### DATASET SECTION:
— start —

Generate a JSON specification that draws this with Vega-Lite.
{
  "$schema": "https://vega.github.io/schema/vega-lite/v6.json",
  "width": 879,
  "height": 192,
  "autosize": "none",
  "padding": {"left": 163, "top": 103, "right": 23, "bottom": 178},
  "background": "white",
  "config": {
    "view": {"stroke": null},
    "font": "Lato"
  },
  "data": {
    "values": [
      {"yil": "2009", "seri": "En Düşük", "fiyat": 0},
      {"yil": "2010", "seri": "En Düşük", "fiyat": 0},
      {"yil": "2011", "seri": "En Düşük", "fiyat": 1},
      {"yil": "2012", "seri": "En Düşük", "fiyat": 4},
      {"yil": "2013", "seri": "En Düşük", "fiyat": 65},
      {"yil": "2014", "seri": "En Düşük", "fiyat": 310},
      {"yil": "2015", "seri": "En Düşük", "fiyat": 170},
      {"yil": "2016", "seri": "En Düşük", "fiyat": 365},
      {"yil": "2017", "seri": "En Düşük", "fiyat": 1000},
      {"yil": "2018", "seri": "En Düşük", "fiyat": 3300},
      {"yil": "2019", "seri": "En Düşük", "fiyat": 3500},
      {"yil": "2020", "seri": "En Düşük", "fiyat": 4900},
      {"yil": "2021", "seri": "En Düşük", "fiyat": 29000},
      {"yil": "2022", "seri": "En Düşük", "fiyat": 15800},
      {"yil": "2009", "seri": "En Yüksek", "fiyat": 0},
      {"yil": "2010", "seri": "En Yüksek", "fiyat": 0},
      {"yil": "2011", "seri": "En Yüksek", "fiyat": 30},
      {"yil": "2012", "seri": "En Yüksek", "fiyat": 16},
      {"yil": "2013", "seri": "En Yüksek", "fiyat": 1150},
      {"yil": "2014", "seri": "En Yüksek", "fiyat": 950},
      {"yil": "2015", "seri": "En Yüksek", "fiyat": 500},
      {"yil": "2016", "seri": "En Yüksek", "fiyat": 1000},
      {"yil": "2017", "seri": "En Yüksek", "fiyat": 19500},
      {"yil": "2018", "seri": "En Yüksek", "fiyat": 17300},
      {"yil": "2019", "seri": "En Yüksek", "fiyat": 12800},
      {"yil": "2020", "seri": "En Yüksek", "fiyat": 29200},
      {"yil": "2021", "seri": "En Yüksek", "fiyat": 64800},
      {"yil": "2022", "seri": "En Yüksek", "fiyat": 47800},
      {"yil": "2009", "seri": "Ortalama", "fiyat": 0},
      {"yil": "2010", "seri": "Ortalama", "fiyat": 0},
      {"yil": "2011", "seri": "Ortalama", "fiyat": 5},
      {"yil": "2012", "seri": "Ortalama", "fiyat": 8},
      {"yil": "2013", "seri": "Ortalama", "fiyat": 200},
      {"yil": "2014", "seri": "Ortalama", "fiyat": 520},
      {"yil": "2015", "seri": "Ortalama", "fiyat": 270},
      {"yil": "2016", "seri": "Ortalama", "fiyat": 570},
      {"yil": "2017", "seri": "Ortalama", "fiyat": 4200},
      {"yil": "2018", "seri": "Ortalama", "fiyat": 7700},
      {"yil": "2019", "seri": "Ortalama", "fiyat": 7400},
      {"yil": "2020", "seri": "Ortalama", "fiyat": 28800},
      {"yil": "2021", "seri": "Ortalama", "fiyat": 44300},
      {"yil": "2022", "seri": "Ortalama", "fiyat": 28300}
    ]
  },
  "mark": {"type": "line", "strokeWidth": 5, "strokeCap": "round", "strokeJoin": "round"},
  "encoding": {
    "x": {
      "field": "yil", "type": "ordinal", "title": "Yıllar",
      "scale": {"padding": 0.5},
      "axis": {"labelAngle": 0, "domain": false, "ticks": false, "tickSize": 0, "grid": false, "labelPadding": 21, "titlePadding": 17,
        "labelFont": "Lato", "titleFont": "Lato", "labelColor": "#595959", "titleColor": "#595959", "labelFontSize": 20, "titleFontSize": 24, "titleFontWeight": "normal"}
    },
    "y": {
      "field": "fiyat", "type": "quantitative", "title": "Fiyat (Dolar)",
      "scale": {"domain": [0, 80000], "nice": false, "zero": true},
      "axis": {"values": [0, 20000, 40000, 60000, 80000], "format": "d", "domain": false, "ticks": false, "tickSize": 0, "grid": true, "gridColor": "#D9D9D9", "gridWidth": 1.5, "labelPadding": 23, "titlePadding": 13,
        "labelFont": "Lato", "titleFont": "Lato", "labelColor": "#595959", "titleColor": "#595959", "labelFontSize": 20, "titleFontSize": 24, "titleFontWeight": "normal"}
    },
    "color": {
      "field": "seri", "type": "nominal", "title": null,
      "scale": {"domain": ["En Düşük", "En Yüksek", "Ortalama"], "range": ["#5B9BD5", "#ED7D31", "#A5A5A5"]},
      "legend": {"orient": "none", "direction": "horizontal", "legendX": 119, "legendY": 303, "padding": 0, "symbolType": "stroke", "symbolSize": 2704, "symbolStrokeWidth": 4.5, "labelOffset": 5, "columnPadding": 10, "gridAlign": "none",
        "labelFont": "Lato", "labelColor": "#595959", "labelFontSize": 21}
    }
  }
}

— end —

### AIM:
Transcribe the whole listing with nothing added or left out.

### THE OUTPUT:
Generate a JSON specification that draws this with Vega-Lite.
{
  "$schema": "https://vega.github.io/schema/vega-lite/v6.json",
  "width": 879,
  "height": 192,
  "autosize": "none",
  "padding": {"left": 163, "top": 103, "right": 23, "bottom": 178},
  "background": "white",
  "config": {
    "view": {"stroke": null},
    "font": "Lato"
  },
  "data": {
    "values": [
      {"yil": "2009", "seri": "En Düşük", "fiyat": 0},
      {"yil": "2010", "seri": "En Düşük", "fiyat": 0},
      {"yil": "2011", "seri": "En Düşük", "fiyat": 1},
      {"yil": "2012", "seri": "En Düşük", "fiyat": 4},
      {"yil": "2013", "seri": "En Düşük", "fiyat": 65},
      {"yil": "2014", "seri": "En Düşük", "fiyat": 310},
      {"yil": "2015", "seri": "En Düşük", "fiyat": 170},
      {"yil": "2016", "seri": "En Düşük", "fiyat": 365},
      {"yil": "2017", "seri": "En Düşük", "fiyat": 1000},
      {"yil": "2018", "seri": "En Düşük", "fiyat": 3300},
      {"yil": "2019", "seri": "En Düşük", "fiyat": 3500},
      {"yil": "2020", "seri": "En Düşük", "fiyat": 4900},
      {"yil": "2021", "seri": "En Düşük", "fiyat": 29000},
      {"yil": "2022", "seri": "En Düşük", "fiyat": 15800},
      {"yil": "2009", "seri": "En Yüksek", "fiyat": 0},
      {"yil": "2010", "seri": "En Yüksek", "fiyat": 0},
      {"yil": "2011", "seri": "En Yüksek", "fiyat": 30},
      {"yil": "2012", "seri": "En Yüksek", "fiyat": 16},
      {"yil": "2013", "seri": "En Yüksek", "fiyat": 1150},
      {"yil": "2014", "seri": "En Yüksek", "fiyat": 950},
      {"yil": "2015", "seri": "En Yüksek", "fiyat": 500},
      {"yil": "2016", "seri": "En Yüksek", "fiyat": 1000},
      {"yil": "2017", "seri": "En Yüksek", "fiyat": 19500},
      {"yil": "2018", "seri": "En Yüksek", "fiyat": 17300},
      {"yil": "2019", "seri": "En Yüksek", "fiyat": 12800},
      {"yil": "2020", "seri": "En Yüksek", "fiyat": 29200},
      {"yil": "2021", "seri": "En Yüksek", "fiyat": 64800},
      {"yil": "2022", "seri": "En Yüksek", "fiyat": 47800},
      {"yil": "2009", "seri": "Ortalama", "fiyat": 0},
      {"yil": "2010", "seri": "Ortalama", "fiyat": 0},
      {"yil": "2011", "seri": "Ortalama", "fiyat": 5},
      {"yil": "2012", "seri": "Ortalama", "fiyat": 8},
      {"yil": "2013", "seri": "Ortalama", "fiyat": 200},
      {"yil": "2014", "seri": "Ortalama", "fiyat": 520},
      {"yil": "2015", "seri": "Ortalama", "fiyat": 270},
      {"yil": "2016", "seri": "Ortalama", "fiyat": 570},
      {"yil": "2017", "seri": "Ortalama", "fiyat": 4200},
      {"yil": "2018", "seri": "Ortalama", "fiyat": 7700},
      {"yil": "2019", "seri": "Ortalama", "fiyat": 7400},
      {"yil": "2020", "seri": "Ortalama", "fiyat": 28800},
      {"yil": "2021", "seri": "Ortalama", "fiyat": 44300},
      {"yil": "2022", "seri": "Ortalama", "fiyat": 28300}
    ]
  },
  "mark": {"type": "line", "strokeWidth": 5, "strokeCap": "round", "strokeJoin": "round"},
  "encoding": {
    "x": {
      "field": "yil", "type": "ordinal", "title": "Yıllar",
      "scale": {"padding": 0.5},
      "axis": {"labelAngle": 0, "domain": false, "ticks": false, "tickSize": 0, "grid": false, "labelPadding": 21, "titlePadding": 17,
        "labelFont": "Lato", "titleFont": "Lato", "labelColor": "#595959", "titleColor": "#595959", "labelFontSize": 20, "titleFontSize": 24, "titleFontWeight": "normal"}
    },
    "y": {
      "field": "fiyat", "type": "quantitative", "title": "Fiyat (Dolar)",
      "scale": {"domain": [0, 80000], "nice": false, "zero": true},
      "axis": {"values": [0, 20000, 40000, 60000, 80000], "format": "d", "domain": false, "ticks": false, "tickSize": 0, "grid": true, "gridColor": "#D9D9D9", "gridWidth": 1.5, "labelPadding": 23, "titlePadding": 13,
        "labelFont": "Lato", "titleFont": "Lato", "labelColor": "#595959", "titleColor": "#595959", "labelFontSize": 20, "titleFontSize": 24, "titleFontWeight": "normal"}
    },
    "color": {
      "field": "seri", "type": "nominal", "title": null,
      "scale": {"domain": ["En Düşük", "En Yüksek", "Ortalama"], "range": ["#5B9BD5", "#ED7D31", "#A5A5A5"]},
      "legend": {"orient": "none", "direction": "horizontal", "legendX": 119, "legendY": 303, "padding": 0, "symbolType": "stroke", "symbolSize": 2704, "symbolStrokeWidth": 4.5, "labelOffset": 5, "columnPadding": 10, "gridAlign": "none",
        "labelFont": "Lato", "labelColor": "#595959", "labelFontSize": 21}
    }
  }
}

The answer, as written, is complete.